• **Short problem**: In the records below, reproduce exactly the lines from the one containing "Write the seaborn" through the one containing "from matplotlib.colors import", both included, and omit the pictures.

• **Given data**:
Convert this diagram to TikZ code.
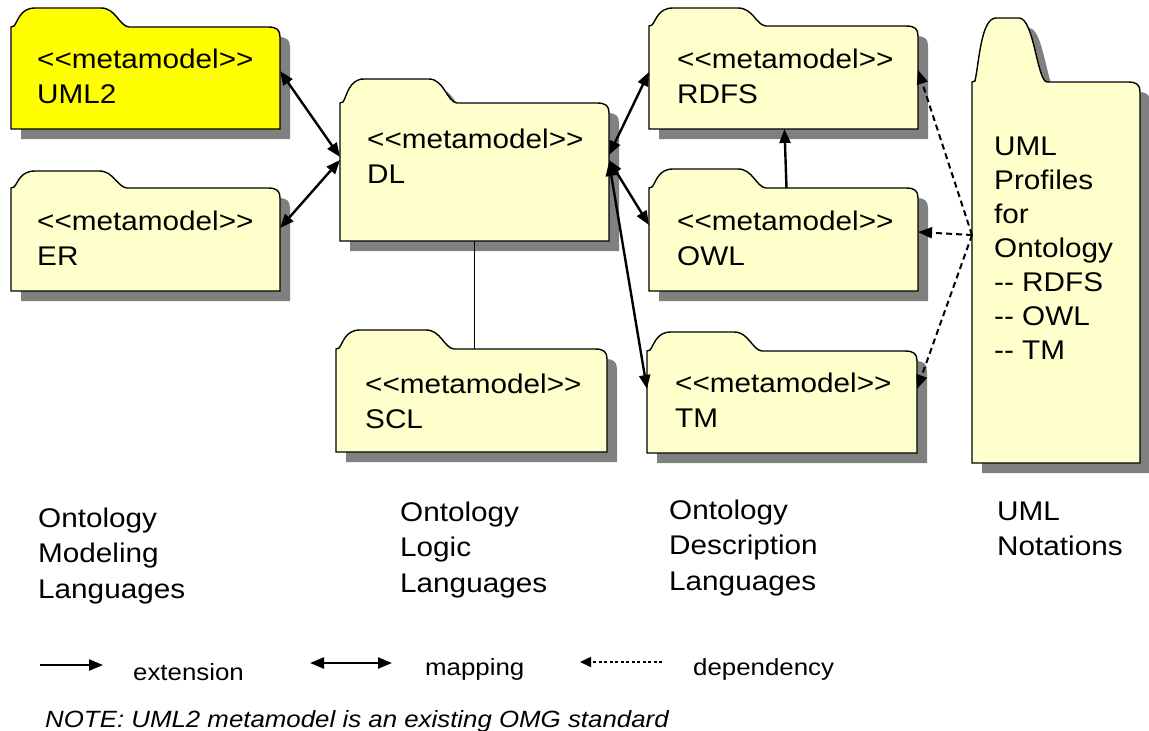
\documentclass[tikz,border=0pt]{standalone}
\usepackage{fontspec}
\setmainfont{Liberation Sans}[FakeStretch=1.1,Ligatures=TeXOff]
\usetikzlibrary{arrows.meta,fit,calc}
\definecolor{pkgfill}{HTML}{FFFFCC}
\definecolor{pkgyellow}{HTML}{FFFF00}
\definecolor{pkgshadow}{HTML}{808080}

% #1 options, #2 L, #3 tab top, #4 body top, #5 R, #6 bottom, #7 tab right
\newcommand\folderpath[7]{%
  \path[#1] (#2,#6) -- (#2,#4) -- ({#2+3},{#4-1})
    .. controls ({#2+7},{#4-0.3*(#4-#3)}) and ({#2+9},#3) .. ({#2+24},#3)
    -- ({#7-24},#3)
    .. controls ({#7-9},#3) and ({#7-6},{#4-1}) .. ({#7+4},#4)
    -- ({#5-12},#4)
    .. controls ({#5-3},#4) and (#5,{#4+3}) .. (#5,{#4+10})
    -- (#5,#6) -- cycle;}

% #1 name, #2..#7 geometry, #8 fill
\newcommand\pkgfolder[8]{%
  \folderpath{fill=pkgshadow, shift={(10,10)}}{#2}{#3}{#4}{#5}{#6}{#7}
  \folderpath{draw=black, line width=1.4pt, fill=#8}{#2}{#3}{#4}{#5}{#6}{#7}
  \node[inner sep=0pt, outer sep=0pt, fit={(#2,#4) (#5,#6)}] (#1) {};
}

\tikzset{
  tip/.tip={Triangle[length=14pt,width=11pt]},
  mapping/.style={line width=2.4pt, tip-tip},
  extension/.style={line width=2.4pt, -tip},
  dependency/.style={line width=2pt, dash pattern=on 6pt off 4pt, -tip},
  legenddep/.style={line width=1.6pt, dash pattern=on 3pt off 2.5pt, -{Triangle[length=11pt,width=10pt]}},
  pkgtext/.style={anchor=north west, inner sep=0pt, align=left, font=\fontsize{27}{35.5}\selectfont},
  notetext/.style={anchor=north west, inner sep=0pt, align=left, font=\fontsize{27}{34}\selectfont},
  legendtext/.style={anchor=base west, inner sep=0pt, font=\fontsize{23.5}{28}\selectfont},
}

\begin{document}
\begin{tikzpicture}[x=1pt,y=-1pt]
\useasboundingbox (0,0) rectangle (1149,731);

\pkgfolder{uml2}{11}{8}{27}{280}{129}{125}{pkgyellow}
\pkgfolder{er}{11}{171}{188}{280}{291}{123}{pkgfill}
\pkgfolder{dl}{340}{79}{103}{609}{241}{453}{pkgfill}
\pkgfolder{scl}{336}{330}{349}{607}{452}{450}{pkgfill}
\pkgfolder{rdfs}{649}{8}{26}{918}{129}{762}{pkgfill}
\pkgfolder{owl}{649}{169}{188}{918}{291}{762}{pkgfill}
\pkgfolder{tm}{647}{332}{351}{917}{453}{758}{pkgfill}
\pkgfolder{umln}{972}{18}{82}{1140}{463}{1043}{pkgfill}

\node[pkgtext] (uml2t) at (37,43.15) {\strut<<metamodel>>\\UML2};
\node[pkgtext] (ert) at (37,205.15) {\strut<<metamodel>>\\ER};
\node[pkgtext] (dlt) at (367,123.15) {\strut<<metamodel>>\\DL};
\node[pkgtext] (sclt) at (365,368.15) {\strut<<metamodel>>\\SCL};
\node[pkgtext] (rdfst) at (677,43.15) {\strut<<metamodel>>\\RDFS};
\node[pkgtext] (owlt) at (677,205.15) {\strut<<metamodel>>\\OWL};
\node[pkgtext] (tmt) at (675,367.15) {\strut<<metamodel>>\\TM};
\node[notetext] (umlnt) at (994,131.2) {\strut UML\\Profiles\\for\\Ontology\\-- RDFS\\-- OWL\\-- TM};

% connectors
\draw[mapping] ([yshift=-44pt]uml2.north east) -- ([yshift=-54pt]dl.north west);
\draw[mapping] ([yshift=-40pt]er.north east) -- ([yshift=-57pt]dl.north west);
\draw[mapping] ([yshift=-52pt]dl.north east) -- ([yshift=-46pt]rdfs.north west);
\draw[mapping] ([yshift=-57pt]dl.north east) -- ([yshift=-37pt]owl.north west);
\draw[mapping] ([yshift=-59pt]dl.north east) -- ([yshift=-38pt]tm.north west);
\draw[extension] ([xshift=3pt]owl.north) -- ([xshift=1pt]rdfs.south);
\draw[line width=1.2pt] (dl.south) -- (dl.south |- scl.north);
\draw[dependency] ([yshift=-153pt]umln.north west) -- ([yshift=-44pt]rdfs.north east);
\draw[dependency] ([yshift=-153pt]umln.north west) -- ([yshift=-44pt]owl.north east);
\draw[dependency] ([yshift=-153pt]umln.north west) -- ([yshift=-38pt]tm.north east);

% column labels
\node[pkgtext] (col1) at (38,502.15) {\strut Ontology\\Modeling\\Languages};
\node[pkgtext] (col2) at (400,496.15) {\strut Ontology\\Logic\\Languages};
\node[pkgtext] (col3) at (669,494.15) {\strut Ontology\\Description\\Languages};
\node[pkgtext] (col4) at (997,495.15) {\strut UML\\Notations};

% legend
\coordinate (ext1) at (40,665);
\coordinate (ext2) at (103,665);
\draw[extension] (ext1) -- (ext2);
\node[legendtext] (extl) at (133,680) {extension};
\coordinate (map1) at (310,663);
\coordinate (map2) at (392,663);
\draw[mapping] (map1) -- (map2);
\node[legendtext] (mapl) at (425,675) {mapping};
\coordinate (dep1) at (662,662);
\coordinate (dep2) at (580,662);
\draw[legenddep] (dep1) -- (dep2);
\node[legendtext] (depl) at (693,675) {dependency};
\node[legendtext, font=\fontsize{23.5}{28}\selectfont\itshape] (note) at (45,727) {NOTE: UML2 metamodel is an existing OMG standard};
\end{tikzpicture}
\end{document}
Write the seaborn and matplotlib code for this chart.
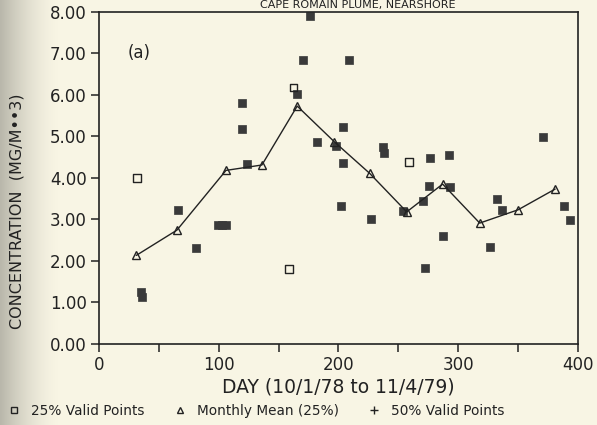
import numpy as np
import pandas as pd
import seaborn as sns
import matplotlib.pyplot as plt
from matplotlib.lines import Line2D
from matplotlib.colors import LinearSegmentedColormap

# values
# 50% valid points (filled markers)
day_50 = [35, 36, 65.5, 81, 99, 103, 106, 119, 119.5, 123.5, 165.5, 170, 176,
          182, 198, 202, 203.5, 204, 209, 227, 237.5, 238, 254, 271, 272, 275.5,
          276.5, 287, 292.5, 293.5, 326.5, 332.5, 336.5, 371, 388, 393]
conc_50 = [1.26, 1.14, 3.23, 2.31, 2.87, 2.87, 2.87, 5.81, 5.17, 4.34, 6.02, 6.83, 7.90,
           4.87, 4.77, 3.31, 5.23, 4.37, 6.84, 3.00, 4.75, 4.59, 3.19, 3.45, 1.82, 3.81,
           4.47, 2.60, 4.55, 3.77, 2.34, 3.49, 3.23, 4.99, 3.33, 2.99]

# 25% valid points (open squares)
day_25 = [31.5, 158.5, 162.5, 259]
conc_25 = [4.00, 1.80, 6.18, 4.38]

# monthly mean (25%)
day_mean = [31, 65, 106, 136, 165.5, 196.5, 226, 257, 287, 318, 350, 381]
conc_mean = [2.13, 2.74, 4.18, 4.31, 5.73, 4.87, 4.11, 3.18, 3.85, 2.91, 3.23, 3.73]

paper = "#f8f5e4"
ink = "#222222"

sns.set_style("ticks")
plt.rcParams["font.family"] = ["DejaVu Sans"]
plt.rcParams["text.color"] = ink
plt.rcParams["axes.labelcolor"] = ink
plt.rcParams["xtick.color"] = ink
plt.rcParams["ytick.color"] = ink

fig = plt.figure(figsize=(5.97, 4.25), dpi=100, facecolor=paper)

# shadow of the book binding along the left edge of the scan
bg = fig.add_axes([0, 0, 1, 1], zorder=-10)
paper_cmap = LinearSegmentedColormap.from_list("paper", [paper, "#b9b7ab"])
shade = np.clip(1 - np.linspace(0, 1, 597) / 0.1, 0, 1) ** 1.6
bg.imshow(np.tile(shade, (10, 1)), cmap=paper_cmap, vmin=0, vmax=1,
          aspect="auto", extent=[0, 1, 0, 1])
bg.set_axis_off()

ax = fig.add_axes([0.166, 0.191, 0.802, 0.781])
ax.patch.set_alpha(0.0)

sns.lineplot(x=day_mean, y=conc_mean, ax=ax, color=ink, linewidth=1.0,
             marker="^", markersize=6, markerfacecolor="none",
             markeredgecolor=ink, markeredgewidth=1.0)
sns.scatterplot(x=day_50, y=conc_50, ax=ax, marker="s", s=34,
                color="#3a3a3a", edgecolor="#3a3a3a", linewidth=0.5)
sns.scatterplot(x=day_25, y=conc_25, ax=ax, marker="s", s=30,
                facecolors="none", edgecolors=ink, linewidth=1.0)

ax.set_xlim(0, 400)
ax.set_ylim(0, 8)
ax.set_xticks([0, 100, 200, 300, 400])
ax.set_xticks([50, 150, 250, 350], minor=True)
ax.set_yticks(np.arange(0, 9, 1))
ax.set_yticklabels([f"{v:.2f}" for v in np.arange(0, 9, 1)])
ax.tick_params(axis="both", which="major", direction="out", length=6, width=1.1,
               labelsize=12, pad=3)
ax.tick_params(axis="x", which="minor", direction="out", length=6, width=1.1)

for s in ax.spines.values():
    s.set_visible(True)
    s.set_linewidth(1.2)
    s.set_color(ink)

ax.set_xlabel("DAY (10/1/78 to 11/4/79)", fontsize=13.5, labelpad=2)
ax.set_ylabel("CONCENTRATION  (MG/M••3)", fontsize=11.5)
ax.yaxis.set_label_coords(-0.155, 0.40)
ax.text(0.06, 0.876, "(a)", transform=ax.transAxes, fontsize=12, va="center")

# title sits at the very top edge of the scan
fig.text(0.6, 0.999, "CAPE ROMAIN PLUME, NEARSHORE", ha="center", va="top",
         fontsize=8)

handles = [
    Line2D([], [], linestyle="none", marker="s", markersize=4.5,
           markerfacecolor="none", markeredgecolor=ink, markeredgewidth=1.0),
    Line2D([], [], linestyle="none", marker="^", markersize=4.5,
           markerfacecolor="none", markeredgecolor=ink, markeredgewidth=1.0),
    Line2D([], [], linestyle="none", marker="+", markersize=5.5,
           markeredgecolor=ink, markeredgewidth=1.0),
]
labels = ["25% Valid Points", "Monthly Mean (25%)", "50% Valid Points"]
fig.legend(handles, labels, loc="center left", bbox_to_anchor=(0.012, 0.033),
           ncol=3, frameon=False, fontsize=9.8, handlelength=1.0,
           handletextpad=0.75, columnspacing=2.1, borderaxespad=0, borderpad=0)

fig.savefig("out.png", dpi=100, facecolor=paper)
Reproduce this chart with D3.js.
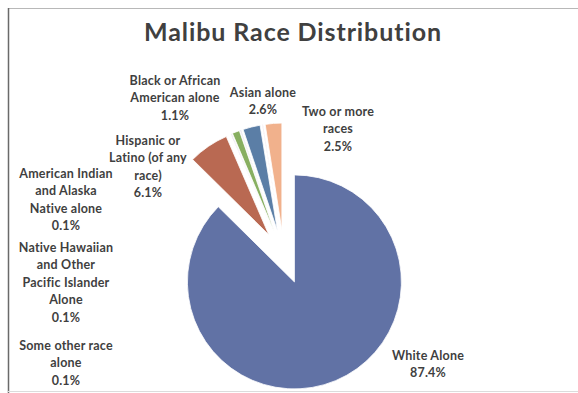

• **Answer to the task**:
Write the seaborn and matplotlib code for this chart.
import numpy as np
import pandas as pd
import seaborn as sns
import matplotlib.pyplot as plt
from matplotlib.lines import Line2D
from matplotlib.colors import LinearSegmentedColormap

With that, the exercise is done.